Au-delà de cette polarisation qu’il faudra certainement nuancer ou compliquer, le recours à la commande paraît gagner en importance à mesure que se développe ces dernières décennies le domaine des littératures « hors du livre[6] », dans une étroite proximité avec les pratiques de l’art contemporain : textes disséminés dans les revues ou les livres d’art, expositions, performances, installations, ateliers, écritures numériques, autant de territoires de la publication où la commande est littéralement monnaie courante. Comment comprendre, dès lors, que la commande soit fréquemment minorée, oblitérée ou maquillée par les commanditaires, par les écrivains, autant que par les critiques ? Peut-être parce qu’une telle pratique contrevient à une représentation commune du régime de singularité[7], qui fait du projet créateur et de la libre initiative les critères majeurs de l’auctorialité moderne ? parce que les pratiques éditoriales actuelles sont moins ritualisées que sous l’Ancien Régime, et que les livres, aujourd’hui, disent moins facilement ou moins directement comment ils sont faits ? Dans le souci d’appréhender la commande dans la diversité de ses figures, nous voudrions engager une réflexion collective sur les formes d’exposition ou d’occultation dont ces pratiques font l’objet, sur l’« imaginaire de la publication[8] » dont elles procèdent, sur la façon dont elles entrent en jeu dans la présentation de soi des auteurs, dans les conditions de genèse, d’adresse et de transmission des œuvres. Quelles sont les occasions du livre ? Comment se partage, s’énonce et s’assume l’initiative au départ des œuvres ? Telles sont les questions générales qu’engage une réflexion sur la commande. On peut les décliner selon quelques axes :


(1) Lieux, conditions, formes et objets de la commande. Qu’est-ce qui définit une commande (du point de vue des auteurs, des éditeurs, des critiques et chercheurs, etc.) ? Qui passe commande (maisons d’édition, revues, festivals, organismes publics, mécènes privés...) ? Comment ? À quel prix ? Quels sont les critères, les variétés, les différents types de contrat et de contraintes que la commande implique pour les auteurs ? Quels genres, quels types de supports, quelles régions des champs littéraire et intellectuel sont ici concernés ? Dans Pour aboutir à un livre, Éric Hazan souligne le recours préférentiel des éditeurs de sciences humaines à la commande, meilleur moyen de construire et de préserver la cohérence d’un catalogue[9]. Comme il le suppose à juste titre, il n’en va pas de même chez les éditeurs de littérature, mais ceux-ci sont néanmoins loin d’être étrangers à cette pratique qui, souvent, s’exprime dans le cadre de la collection. La chose est bien connue du côté des collections de grande diffusion de type « Arlequin » aux canevas préformatés, mais elle s’observe aussi chez les éditeurs à haut degré d’exigence littéraire, comme pourrait le montrer, exemplairement, la collection « L’un et l’autre » de Jean-Baptiste Pontalis chez Gallimard.

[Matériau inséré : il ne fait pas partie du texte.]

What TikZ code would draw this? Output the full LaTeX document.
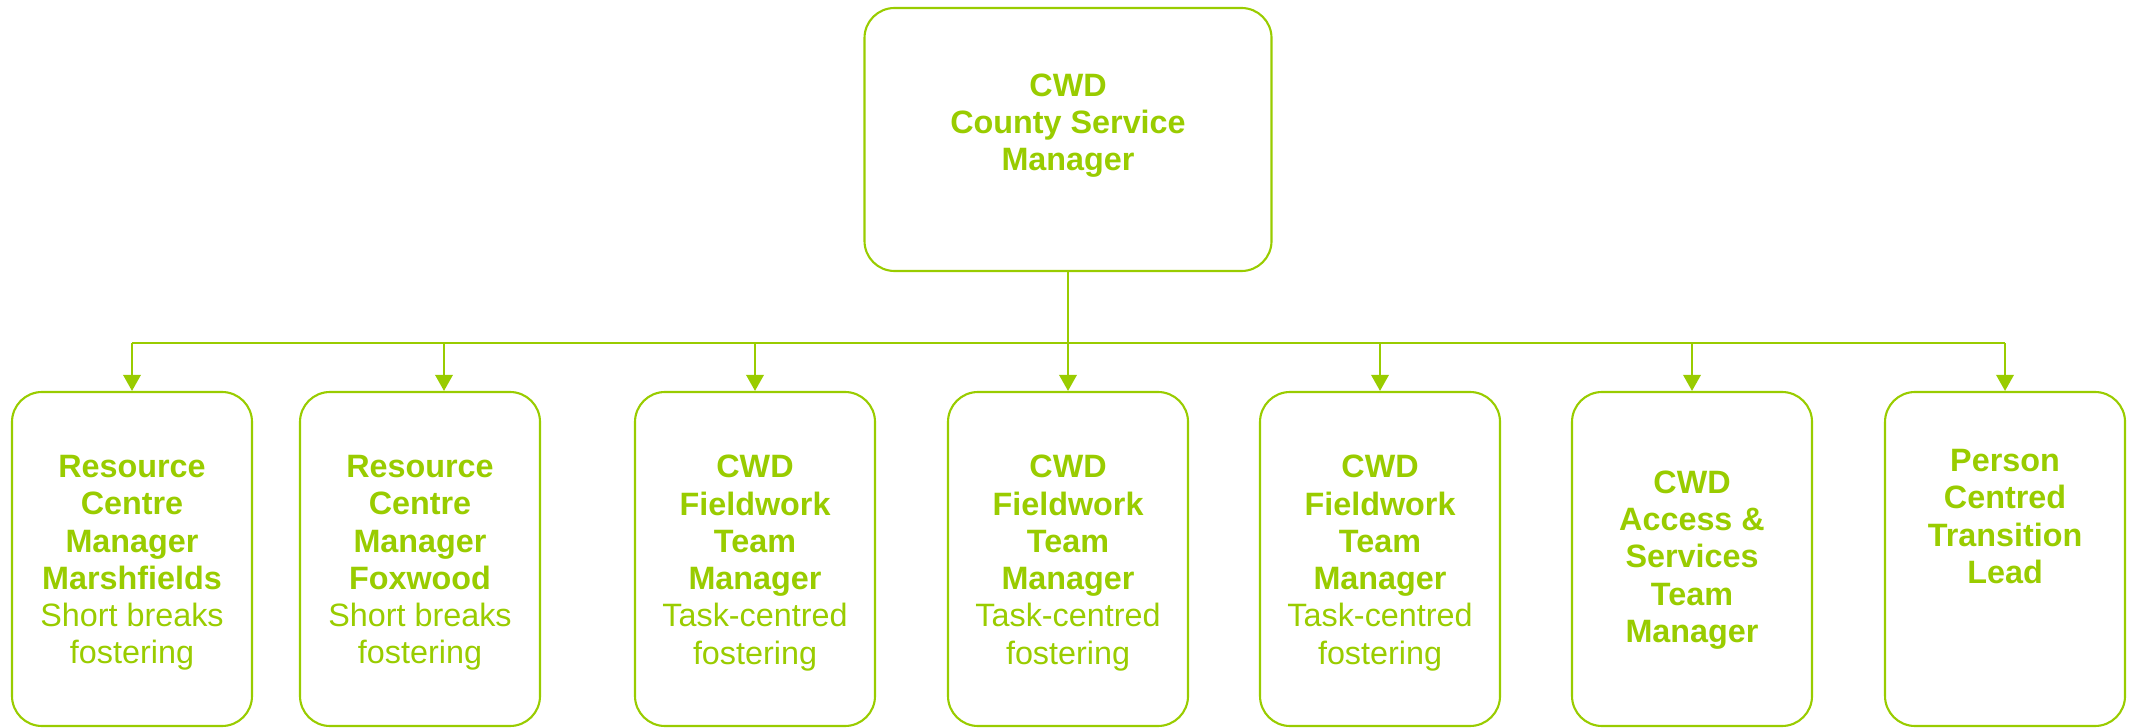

(2) Commande et genèse. Suivant un autre axe de réflexion, on pourra s’intéresser aux effets de la commande sur la genèse des œuvres. Une fois la commande passée, comment les auteurs s’en approprient-ils le cahier des charges ? Comment le détournent-ils, le cas échéant ? Comment mesurer la conversion d’une commande éditoriale en projet auctorial ? Que dit cette dernière de la collaboration ou de la confrontation à l’œuvre entre les différents acteurs du monde du livre ? Nous renseignent, sur ces questions, les commentaires éditoriaux et auctoriaux (interviews, entretiens, préfaces etc.), les dossiers de genèse, mais aussi les œuvres elles-mêmes, et certains dispositifs plus originaux, comme le séminaire sur le Lexique de l’auteur donné par Roland Barthes à l’EPHE en 1973-1974 (tout entier dédié à la négociation et à la réalisation d’une commande du Seuil pour la collection « Les Écrivains de toujours », menant à la publication de Roland Barthes par Roland Barthes en 1975).


(3) Signes, traces, discours de la commande. Par là, on sera conduit à examiner la façon dont les commandes s’exposent ou se dissimulent au-dedans ou au-dehors des œuvres. Quels sont les lieux péritextuels et épitextuels, publics ou confidentiels, où la commande trouve à s’énoncer ? Quels sont les genres et formes privilégiés des discours sur la commande ? Cette dernière est-elle plus ostensible dans l’essai, ou dans des genres mineurs, comme les livres pour enfants ou les livres illustrés, qui sont souvent issus de commandes adressées à des auteurs ou artistes déjà reconnus (c’est notamment le cas de Die träumenden Knaben d’Oskar Kokoschka, qui détourne sans la mentionner la commande de livre pour enfants qui lui a été faite) ? Les collaborations artistiques affectent-elles la visibilité des pratiques de commande au sein de l’œuvre ? Si le premier livre de peintre, Sonnets et eaux-fortes, émane du critique d’art Philippe Burty, le livre d’artiste à proprement parler s’est ensuite explicitement émancipé du régime de la commande, allant jusqu’à engager une auctorialisation des illustrateurs et artistes qui y étaient le plus soumis. Sa résurgence invite néanmoins à prendre la mesure de cette pratique dans le monde éditorial contemporain et à en étudier les différentes manifestations.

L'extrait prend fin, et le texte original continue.